## Listing
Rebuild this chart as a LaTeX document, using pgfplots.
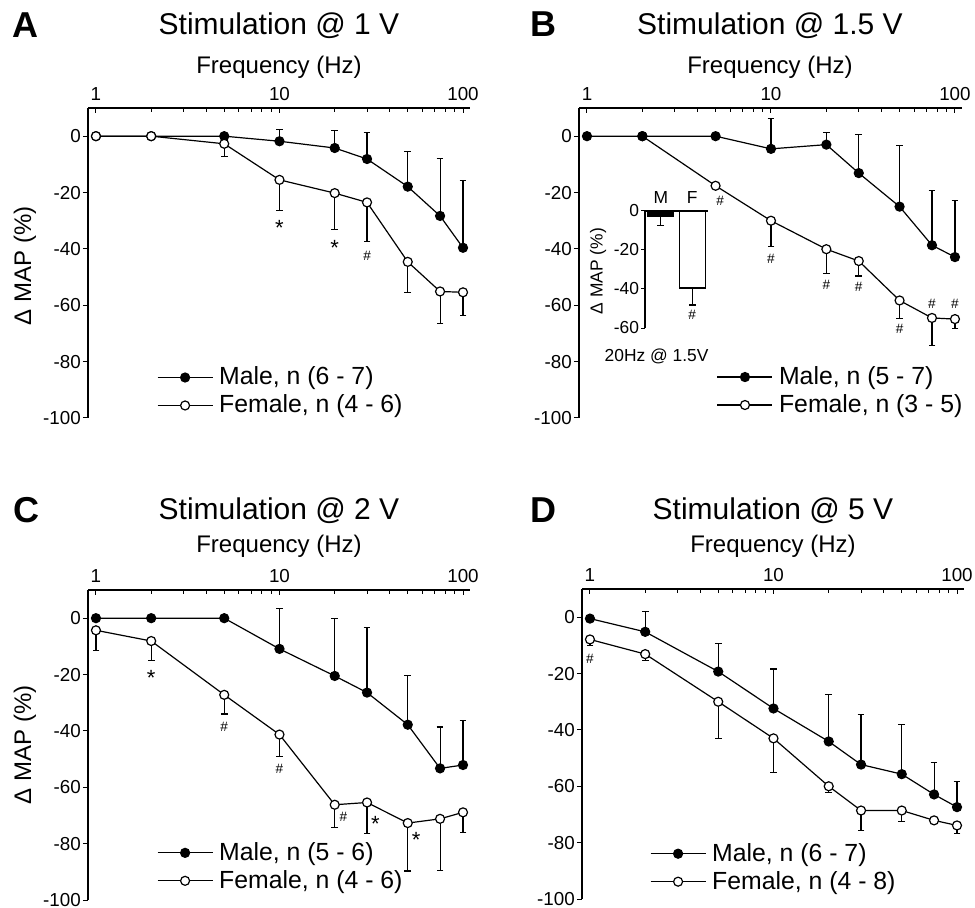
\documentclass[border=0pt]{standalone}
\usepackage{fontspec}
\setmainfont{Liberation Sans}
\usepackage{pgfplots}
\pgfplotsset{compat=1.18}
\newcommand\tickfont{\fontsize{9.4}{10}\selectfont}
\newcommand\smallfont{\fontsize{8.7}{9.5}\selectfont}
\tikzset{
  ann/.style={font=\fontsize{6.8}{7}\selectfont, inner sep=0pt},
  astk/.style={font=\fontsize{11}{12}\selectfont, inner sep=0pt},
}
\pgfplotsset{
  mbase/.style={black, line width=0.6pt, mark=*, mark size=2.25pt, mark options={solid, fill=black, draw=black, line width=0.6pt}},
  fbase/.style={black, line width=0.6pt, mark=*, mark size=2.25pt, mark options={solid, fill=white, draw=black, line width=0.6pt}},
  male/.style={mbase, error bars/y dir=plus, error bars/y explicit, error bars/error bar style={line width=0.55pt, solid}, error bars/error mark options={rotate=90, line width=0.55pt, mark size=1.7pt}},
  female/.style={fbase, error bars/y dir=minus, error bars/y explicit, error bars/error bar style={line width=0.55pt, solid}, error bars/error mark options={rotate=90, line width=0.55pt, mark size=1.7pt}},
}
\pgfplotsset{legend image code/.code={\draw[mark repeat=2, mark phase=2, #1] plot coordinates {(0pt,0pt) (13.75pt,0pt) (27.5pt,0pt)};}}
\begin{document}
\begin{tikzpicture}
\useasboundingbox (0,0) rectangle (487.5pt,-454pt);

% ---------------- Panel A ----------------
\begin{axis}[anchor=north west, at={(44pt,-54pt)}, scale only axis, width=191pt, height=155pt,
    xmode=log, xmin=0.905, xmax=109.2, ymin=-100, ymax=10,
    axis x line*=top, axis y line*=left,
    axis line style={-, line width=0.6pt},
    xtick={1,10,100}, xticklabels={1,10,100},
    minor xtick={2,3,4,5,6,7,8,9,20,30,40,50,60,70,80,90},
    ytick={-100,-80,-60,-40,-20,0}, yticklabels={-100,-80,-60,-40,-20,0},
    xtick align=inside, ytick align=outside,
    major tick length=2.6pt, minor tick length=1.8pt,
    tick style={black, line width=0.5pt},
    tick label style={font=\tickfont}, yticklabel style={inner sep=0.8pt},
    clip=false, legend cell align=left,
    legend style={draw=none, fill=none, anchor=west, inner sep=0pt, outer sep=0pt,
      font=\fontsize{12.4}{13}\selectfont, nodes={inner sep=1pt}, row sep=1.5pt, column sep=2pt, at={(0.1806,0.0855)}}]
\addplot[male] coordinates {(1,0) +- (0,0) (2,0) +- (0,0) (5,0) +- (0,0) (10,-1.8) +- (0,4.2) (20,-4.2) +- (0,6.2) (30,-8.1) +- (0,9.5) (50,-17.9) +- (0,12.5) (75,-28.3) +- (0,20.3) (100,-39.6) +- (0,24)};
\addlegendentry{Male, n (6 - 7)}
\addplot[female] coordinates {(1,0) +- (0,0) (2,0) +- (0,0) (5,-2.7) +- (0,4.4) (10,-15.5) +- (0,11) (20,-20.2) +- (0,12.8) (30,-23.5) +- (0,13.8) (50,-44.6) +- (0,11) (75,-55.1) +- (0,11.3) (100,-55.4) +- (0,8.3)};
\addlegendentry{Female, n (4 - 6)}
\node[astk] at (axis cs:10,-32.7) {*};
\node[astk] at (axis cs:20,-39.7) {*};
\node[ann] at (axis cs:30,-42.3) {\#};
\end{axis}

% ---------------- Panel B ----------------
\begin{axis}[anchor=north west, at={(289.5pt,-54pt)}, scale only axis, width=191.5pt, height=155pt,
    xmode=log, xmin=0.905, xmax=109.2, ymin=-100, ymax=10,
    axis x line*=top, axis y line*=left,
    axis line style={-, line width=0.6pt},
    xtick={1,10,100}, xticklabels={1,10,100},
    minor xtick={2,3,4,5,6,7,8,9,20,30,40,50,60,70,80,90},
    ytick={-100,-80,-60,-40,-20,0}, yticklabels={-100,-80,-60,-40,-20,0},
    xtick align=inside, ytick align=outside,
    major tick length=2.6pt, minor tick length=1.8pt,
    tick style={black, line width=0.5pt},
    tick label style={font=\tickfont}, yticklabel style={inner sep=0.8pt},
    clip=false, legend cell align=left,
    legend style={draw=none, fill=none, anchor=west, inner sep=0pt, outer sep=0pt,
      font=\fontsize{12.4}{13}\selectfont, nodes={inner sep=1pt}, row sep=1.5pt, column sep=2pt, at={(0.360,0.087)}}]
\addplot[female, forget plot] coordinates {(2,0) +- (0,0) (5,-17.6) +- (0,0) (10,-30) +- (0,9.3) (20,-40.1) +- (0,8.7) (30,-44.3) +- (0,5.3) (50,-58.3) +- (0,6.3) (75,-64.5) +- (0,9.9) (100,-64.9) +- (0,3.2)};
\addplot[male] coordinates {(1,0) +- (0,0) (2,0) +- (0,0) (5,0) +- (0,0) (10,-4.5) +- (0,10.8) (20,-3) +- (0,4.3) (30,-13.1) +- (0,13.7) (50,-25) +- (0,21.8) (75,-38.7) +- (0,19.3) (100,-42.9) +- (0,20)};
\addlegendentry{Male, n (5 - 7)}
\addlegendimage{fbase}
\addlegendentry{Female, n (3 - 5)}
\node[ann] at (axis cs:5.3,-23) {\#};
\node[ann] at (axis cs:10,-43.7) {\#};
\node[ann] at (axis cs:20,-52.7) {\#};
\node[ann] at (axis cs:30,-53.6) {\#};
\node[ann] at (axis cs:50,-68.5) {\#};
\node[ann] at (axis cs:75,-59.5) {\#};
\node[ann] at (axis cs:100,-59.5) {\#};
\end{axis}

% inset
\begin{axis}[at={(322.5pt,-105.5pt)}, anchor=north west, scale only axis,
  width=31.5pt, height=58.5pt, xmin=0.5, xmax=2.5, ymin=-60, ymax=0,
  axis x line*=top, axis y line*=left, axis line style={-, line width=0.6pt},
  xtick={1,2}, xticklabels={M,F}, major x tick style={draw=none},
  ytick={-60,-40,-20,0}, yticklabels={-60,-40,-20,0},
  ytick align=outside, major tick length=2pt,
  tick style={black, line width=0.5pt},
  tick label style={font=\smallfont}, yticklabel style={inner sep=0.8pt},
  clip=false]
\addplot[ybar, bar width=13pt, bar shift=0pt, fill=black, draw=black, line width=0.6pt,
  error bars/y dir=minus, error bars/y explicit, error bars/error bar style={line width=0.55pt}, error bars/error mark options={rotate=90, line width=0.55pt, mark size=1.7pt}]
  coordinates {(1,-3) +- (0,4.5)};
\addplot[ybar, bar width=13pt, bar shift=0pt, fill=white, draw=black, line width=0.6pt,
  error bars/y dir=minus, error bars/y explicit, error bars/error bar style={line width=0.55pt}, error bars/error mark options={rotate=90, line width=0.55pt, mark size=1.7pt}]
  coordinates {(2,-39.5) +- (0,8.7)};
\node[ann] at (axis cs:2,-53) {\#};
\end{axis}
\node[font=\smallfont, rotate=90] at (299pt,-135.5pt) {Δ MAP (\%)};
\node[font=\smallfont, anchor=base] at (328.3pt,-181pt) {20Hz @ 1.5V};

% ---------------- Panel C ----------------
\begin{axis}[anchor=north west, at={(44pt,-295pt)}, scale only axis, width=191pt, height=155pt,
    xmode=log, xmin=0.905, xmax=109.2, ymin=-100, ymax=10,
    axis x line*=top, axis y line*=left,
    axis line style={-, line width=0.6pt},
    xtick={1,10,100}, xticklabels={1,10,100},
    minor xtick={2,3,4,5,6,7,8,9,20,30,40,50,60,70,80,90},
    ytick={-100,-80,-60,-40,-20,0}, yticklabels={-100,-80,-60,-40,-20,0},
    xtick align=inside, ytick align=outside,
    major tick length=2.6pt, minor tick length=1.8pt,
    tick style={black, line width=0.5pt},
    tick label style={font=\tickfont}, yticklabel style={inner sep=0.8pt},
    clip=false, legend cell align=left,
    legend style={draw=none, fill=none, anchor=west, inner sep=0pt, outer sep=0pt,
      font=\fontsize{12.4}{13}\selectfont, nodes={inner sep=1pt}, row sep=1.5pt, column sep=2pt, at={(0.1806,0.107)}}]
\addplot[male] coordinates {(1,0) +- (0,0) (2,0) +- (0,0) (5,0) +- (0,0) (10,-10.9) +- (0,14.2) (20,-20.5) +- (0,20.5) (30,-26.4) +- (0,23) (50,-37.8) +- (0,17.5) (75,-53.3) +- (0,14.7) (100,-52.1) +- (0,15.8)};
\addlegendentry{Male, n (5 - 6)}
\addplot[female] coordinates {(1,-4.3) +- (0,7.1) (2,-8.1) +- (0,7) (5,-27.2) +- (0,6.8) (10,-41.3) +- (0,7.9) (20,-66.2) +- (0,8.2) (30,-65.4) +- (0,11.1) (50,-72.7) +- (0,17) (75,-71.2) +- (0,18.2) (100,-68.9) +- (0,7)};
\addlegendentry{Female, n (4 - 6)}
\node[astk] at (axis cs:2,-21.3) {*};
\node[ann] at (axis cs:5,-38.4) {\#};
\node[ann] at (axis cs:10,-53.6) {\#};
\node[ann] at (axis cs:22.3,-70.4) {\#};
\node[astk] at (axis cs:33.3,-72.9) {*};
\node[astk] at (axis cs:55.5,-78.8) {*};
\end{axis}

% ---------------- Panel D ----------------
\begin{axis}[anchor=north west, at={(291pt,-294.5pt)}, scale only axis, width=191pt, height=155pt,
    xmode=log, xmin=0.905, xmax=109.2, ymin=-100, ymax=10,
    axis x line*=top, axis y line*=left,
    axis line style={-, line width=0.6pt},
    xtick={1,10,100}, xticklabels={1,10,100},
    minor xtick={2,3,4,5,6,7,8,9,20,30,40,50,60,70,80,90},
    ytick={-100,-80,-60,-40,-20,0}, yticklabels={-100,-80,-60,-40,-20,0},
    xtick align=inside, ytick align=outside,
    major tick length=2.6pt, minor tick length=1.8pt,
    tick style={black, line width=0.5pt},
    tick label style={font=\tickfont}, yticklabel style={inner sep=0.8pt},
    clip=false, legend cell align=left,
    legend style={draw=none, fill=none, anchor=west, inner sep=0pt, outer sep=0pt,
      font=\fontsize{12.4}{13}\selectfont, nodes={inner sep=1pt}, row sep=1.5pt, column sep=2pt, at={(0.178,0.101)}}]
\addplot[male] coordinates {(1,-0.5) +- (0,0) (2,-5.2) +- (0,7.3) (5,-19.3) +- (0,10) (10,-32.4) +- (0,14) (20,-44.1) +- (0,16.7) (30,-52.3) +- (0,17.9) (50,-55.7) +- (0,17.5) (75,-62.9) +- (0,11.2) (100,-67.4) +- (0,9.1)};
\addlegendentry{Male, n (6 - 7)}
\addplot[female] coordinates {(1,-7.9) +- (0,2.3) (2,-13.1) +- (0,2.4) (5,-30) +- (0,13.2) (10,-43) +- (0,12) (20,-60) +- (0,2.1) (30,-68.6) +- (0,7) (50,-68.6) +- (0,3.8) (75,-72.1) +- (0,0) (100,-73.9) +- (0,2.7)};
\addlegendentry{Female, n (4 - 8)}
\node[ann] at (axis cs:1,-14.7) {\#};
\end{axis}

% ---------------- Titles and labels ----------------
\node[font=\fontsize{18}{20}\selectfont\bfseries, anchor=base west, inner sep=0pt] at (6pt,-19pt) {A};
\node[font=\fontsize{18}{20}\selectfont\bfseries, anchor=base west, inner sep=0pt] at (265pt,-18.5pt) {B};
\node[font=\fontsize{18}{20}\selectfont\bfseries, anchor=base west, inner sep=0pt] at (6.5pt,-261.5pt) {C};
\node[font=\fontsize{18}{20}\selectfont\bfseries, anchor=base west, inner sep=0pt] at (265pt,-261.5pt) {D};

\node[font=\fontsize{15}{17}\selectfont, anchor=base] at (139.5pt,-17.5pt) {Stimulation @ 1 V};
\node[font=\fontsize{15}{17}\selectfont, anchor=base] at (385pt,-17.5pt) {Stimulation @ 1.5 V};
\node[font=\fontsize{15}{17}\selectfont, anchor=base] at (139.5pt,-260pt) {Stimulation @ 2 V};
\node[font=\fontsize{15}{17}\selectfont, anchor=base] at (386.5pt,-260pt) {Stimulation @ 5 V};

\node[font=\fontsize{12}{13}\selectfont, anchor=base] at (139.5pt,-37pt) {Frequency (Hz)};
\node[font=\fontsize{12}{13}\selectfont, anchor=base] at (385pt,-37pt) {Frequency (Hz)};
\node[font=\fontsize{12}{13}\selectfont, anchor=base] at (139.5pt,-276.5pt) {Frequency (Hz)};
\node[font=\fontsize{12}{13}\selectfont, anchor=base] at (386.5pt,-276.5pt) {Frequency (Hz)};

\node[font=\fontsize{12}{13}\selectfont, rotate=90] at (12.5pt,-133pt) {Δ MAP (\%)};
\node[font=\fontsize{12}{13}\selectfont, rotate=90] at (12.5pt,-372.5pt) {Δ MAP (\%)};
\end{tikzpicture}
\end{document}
--
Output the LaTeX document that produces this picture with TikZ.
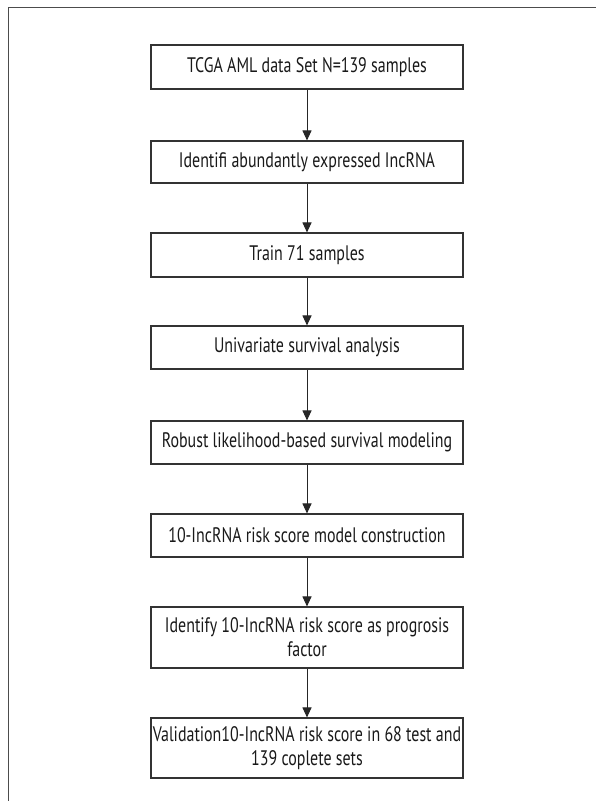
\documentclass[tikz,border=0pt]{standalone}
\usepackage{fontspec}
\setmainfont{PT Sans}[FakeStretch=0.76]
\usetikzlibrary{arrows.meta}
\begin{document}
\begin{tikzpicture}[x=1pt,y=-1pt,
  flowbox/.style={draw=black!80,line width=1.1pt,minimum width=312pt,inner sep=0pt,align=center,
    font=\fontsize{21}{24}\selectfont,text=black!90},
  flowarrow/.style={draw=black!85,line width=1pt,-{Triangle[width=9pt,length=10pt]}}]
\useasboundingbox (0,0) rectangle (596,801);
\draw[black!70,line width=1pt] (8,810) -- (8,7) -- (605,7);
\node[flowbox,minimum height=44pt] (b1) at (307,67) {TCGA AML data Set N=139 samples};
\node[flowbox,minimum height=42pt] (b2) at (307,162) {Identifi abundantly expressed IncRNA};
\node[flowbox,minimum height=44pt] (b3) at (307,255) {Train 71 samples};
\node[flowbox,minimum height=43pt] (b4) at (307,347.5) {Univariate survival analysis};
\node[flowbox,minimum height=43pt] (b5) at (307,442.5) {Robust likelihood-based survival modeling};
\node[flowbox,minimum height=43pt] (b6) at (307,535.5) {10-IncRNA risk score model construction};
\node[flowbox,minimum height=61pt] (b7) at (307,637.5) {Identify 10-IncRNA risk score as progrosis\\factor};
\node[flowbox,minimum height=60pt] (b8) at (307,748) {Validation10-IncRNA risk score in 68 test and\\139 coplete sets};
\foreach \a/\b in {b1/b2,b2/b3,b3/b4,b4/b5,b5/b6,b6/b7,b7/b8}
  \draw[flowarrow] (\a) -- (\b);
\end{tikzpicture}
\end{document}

## Task to carry out
Determine the number of lines containing "LaTeX". Write only that number.

## Response to the task
2